Booker starts in control and Steiner takes over. He moves. Incredibly. Slowly. Naturally he works on the back which is the closest thing to psychology you’ll get out of that roided up mess. He busts out the Frankensteiner which allegedly is a big move but I fail to see it anymore.

When you have Rey and Juvi jumping all over the place it’s just not worth much anymore. We get the Booker comeback but Steiner manages to get him down and gets the Recliner. Booker gets the ropes and then the kick to end it.
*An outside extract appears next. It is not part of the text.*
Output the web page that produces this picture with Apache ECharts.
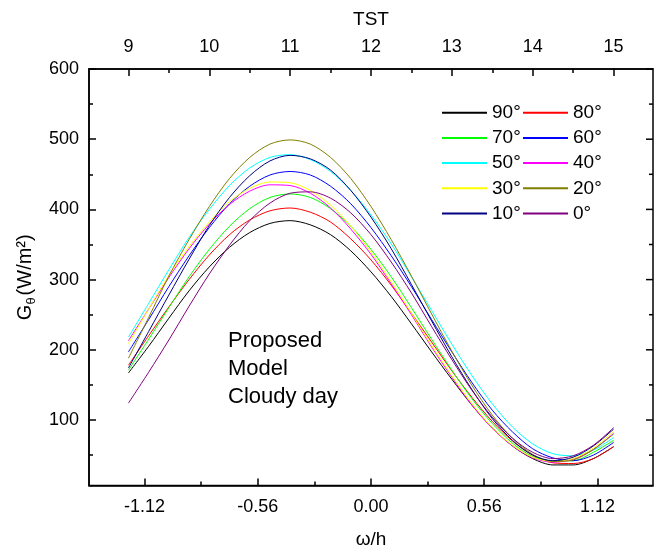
<!DOCTYPE html>
<html><head><meta charset="utf-8">
<script src="https://cdn.jsdelivr.net/npm/echarts@6/dist/echarts.min.js"></script>
<style>html,body{margin:0;padding:0;background:#fff}#c{width:659px;height:552px}</style>
</head><body><div id="c"></div>
<script>
// hour angle ω (rad) sample positions
const omega = [-1.2,-1.1,-1.0,-0.9,-0.8,-0.7,-0.6,-0.5,-0.4,-0.3,-0.2,-0.1,0,0.1,0.2,0.3,0.4,0.5,0.6,0.7,0.8,0.9,1.0,1.1,1.2];
// Gθ (W/m²) for each tilt angle
const g90 = [167,205,245,284,318,346,367,380,384,378,364,341,311,276,237,197,158,121,89,63,45,36,36,45,62];
const g80 = [178,220,261,300,335,364,385,398,402,396,382,358,328,292,252,211,170,132,98,70,50,39,38,45,62];
const g70 = [171,215,260,304,343,376,401,417,422,417,401,376,343,304,260,215,171,130,95,67,48,42,42,54,71];
const g60 = [197,243,290,334,374,408,433,449,454,449,433,408,374,334,290,243,197,153,114,83,59,46,42,50,68];
const g50 = [218,266,314,360,400,434,459,474,478,471,454,427,392,351,304,256,208,163,123,90,66,52,49,57,75];
const g40 = [213,258,303,344,379,407,426,435,434,423,402,372,336,294,250,204,161,121,88,63,46,40,44,58,81];
const g30 = [209,258,306,347,382,411,430,439,438,427,406,376,339,297,252,206,163,123,89,64,47,41,45,60,84];
const g20 = [188,246,305,357,404,444,474,493,499,493,474,444,404,357,305,251,198,149,107,74,51,41,43,58,80];
const g10 = [174,226,278,329,377,417,448,469,477,472,456,427,389,344,293,241,190,143,102,71,50,42,47,63,87];
const g0  = [124,168,214,262,308,349,384,409,423,425,416,395,364,325,281,233,186,142,104,74,54,45,49,64,89];

const names = ['90°','80°','70°','60°','50°','40°','30°','20°','10°','0°'];
const values = [g90,g80,g70,g60,g50,g40,g30,g20,g10,g0];
const colors = ['#000000','#FF0000','#00FF00','#0000FF','#00FFFF','#FF00FF','#FFFF00','#808000','#000080','#800080'];

const xMajor = [-1.12,-0.56,0,0.56,1.12];
const xMinor = [-0.84,-0.28,0.28,0.84];
const tstMajor = [9,10,11,12,13,14,15];
const tstMinor = [9.5,10.5,11.5,12.5,13.5,14.5];
const yMajor = [100,200,300,400,500,600];
const yMinor = [50,150,250,350,450,550];

const XMIN=-1.395, XMAX=1.395, TMIN=8.512, TMAX=15.488, YMIN=6.7, YMAX=600;
const FONT = 'Liberation Sans, Arial, sans-serif';
const LW = 1.5;

function lineOn(show){ return {show:show, onZero:false, lineStyle:{color:'#000', width:LW}}; }
function ticks(vals, len){ return {show:true, inside:true, length:len, customValues:vals, lineStyle:{color:'#000', width:LW}}; }

const xAxis = [
  {type:'value', gridIndex:0, position:'bottom', min:XMIN, max:XMAX, splitLine:{show:false}, axisLine:lineOn(true),
    axisTick:ticks(xMajor,7),
    axisLabel:{show:true, customValues:xMajor, formatter:v=>Number(v).toFixed(2), fontSize:18, color:'#000', margin:13, fontFamily:FONT},
    name:'ω/h', nameLocation:'middle', nameGap:45, nameTextStyle:{fontSize:19, color:'#000', fontFamily:FONT}},
  {type:'value', gridIndex:0, position:'top', min:TMIN, max:TMAX, splitLine:{show:false}, axisLine:lineOn(true),
    axisTick:ticks(tstMajor,7),
    axisLabel:{show:true, customValues:tstMajor, formatter:v=>String(v), fontSize:18, color:'#000', margin:13, fontFamily:FONT},
    name:'TST', nameLocation:'middle', nameGap:40, nameTextStyle:{fontSize:19, color:'#000', fontFamily:FONT}},
  {type:'value', gridIndex:1, position:'bottom', min:XMIN, max:XMAX, splitLine:{show:false}, axisLine:lineOn(false),
    axisTick:ticks(xMinor,4), axisLabel:{show:false}},
  {type:'value', gridIndex:1, position:'top', min:TMIN, max:TMAX, splitLine:{show:false}, axisLine:lineOn(false),
    axisTick:ticks(tstMinor,4), axisLabel:{show:false}}
];

const yAxis = [
  {type:'value', gridIndex:0, position:'left', min:YMIN, max:YMAX, splitLine:{show:false}, axisLine:lineOn(true),
    axisTick:ticks(yMajor,7),
    axisLabel:{show:true, customValues:yMajor, formatter:v=>String(v), fontSize:18, color:'#000', margin:10, fontFamily:FONT},
    name:'{g|G}{s|θ}{g|(W/m²)}', nameLocation:'middle', nameGap:50,
    nameTextStyle:{color:'#000', fontFamily:FONT, rich:{
      g:{fontSize:20, color:'#000', fontFamily:FONT, lineHeight:26, verticalAlign:'middle'},
      s:{fontSize:13, color:'#000', fontFamily:FONT, lineHeight:26, verticalAlign:'bottom', padding:[0,2,0,0]}
    }}},
  {type:'value', gridIndex:1, position:'left', min:YMIN, max:YMAX, splitLine:{show:false}, axisLine:lineOn(false),
    axisTick:ticks(yMinor,4), axisLabel:{show:false}}
];

const curveSeries = names.map((n,i)=>({
  name:n, type:'line', xAxisIndex:0, yAxisIndex:0, smooth:0.3,
  showSymbol:false, symbol:'none', animation:false,
  color:colors[i], lineStyle:{color:colors[i], width:1},
  data: omega.map((w,k)=>[w, values[i][k]])
}));

// right-edge ticks of the frame, placed through the y scale, pointing into the plot
function rightTicks(vals, len){
  return {type:'custom', xAxisIndex:0, yAxisIndex:0, silent:true, animation:false, z:5, clip:false,
    data: vals.map(v=>[XMAX, v]),
    renderItem:(params, api)=>{
      const p = api.coord([api.value(0), api.value(1)]);
      return {type:'line', shape:{x1:p[0]-len, y1:p[1], x2:p[0], y2:p[1]},
        style:{stroke:'#000', lineWidth:LW}};
    }};
}

const series = curveSeries.concat([rightTicks(yMajor,7), rightTicks(yMinor,4)]);

const legendCommon = {orient:'vertical', itemWidth:45, itemHeight:2, icon:'rect', itemGap:5.2,
  selectedMode:false, padding:0,
  textStyle:{fontSize:19, lineHeight:20, color:'#000', fontFamily:FONT}};

const gridRect = {left:89, right:6, top:69, bottom:66.5, containLabel:false, outerBoundsMode:'none'};

const chart = echarts.init(document.getElementById('c'), null, {renderer:'canvas'});
chart.setOption({
  animation:false,
  backgroundColor:'#fff',
  grid:[
    Object.assign({show:true, borderColor:'#000', borderWidth:LW, backgroundColor:'transparent'}, gridRect),
    Object.assign({show:false}, gridRect)
  ],
  xAxis, yAxis, series,
  legend:[
    Object.assign({left:442, top:102.7, data:['90°','70°','50°','30°','10°']}, legendCommon),
    Object.assign({left:523, top:102.7, data:['80°','60°','40°','20°','0°']}, legendCommon)
  ],
  graphic:[{type:'text', left:228, top:327, style:{text:'Proposed\nModel\nCloudy day', fontSize:22, lineHeight:28, fill:'#000', fontFamily:FONT}}]
});
</script></body></html>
Rating: C+. Like I said this was the standard match for these two and it was ok I suppose. With about ten minutes to work with what more would you ask of them? At least it was a clean pin. It wasn’t bad I guess but they would have a, I guess you could say this, better match, in ten days anyway so this was fine for practice.

Axel Schulz is refereeing the main event. Naturally he was someone that hadn’t meant anything for about three years. You know the jokes that I’m thinking of.

Europe Cup: Sting vs. Kevin Nash

And again it’s two guys in their 40s in the main event instead of pushing a young guy to something. This match is a microcosm of everything that was wrong with WCW for its last two years: the match is sloppy, nothing new is attempted, Sting and Nash don’t really try that hard, and this pales in comparison to some of the other stuff we saw earlier, yet they’ll get their huge checks anyway. This goes on about 9 minutes and is the same thing you saw before. Sting wins by submission and holds up the cup to end the show.

Rating: D-. For all the reasons listed above plus the fact that no one cared at all. This was crap. What a shock, two old guys get to go on for a match that no one is going to care about. Why is this not surprising?

Overall Rating: D+. This was just not that good. To be fair though, most European shows aren’t. The fans were kind of there but this had nothing on an English crowd. The guys on the lower half of the card worked very hard and the guys on the main event didn’t, so it fits very well. There’s a lot of house show stuff in here and it’s just not that interesting. If you can actually find this, don’t bother watching it unless you speak German or just REALLY like WCW.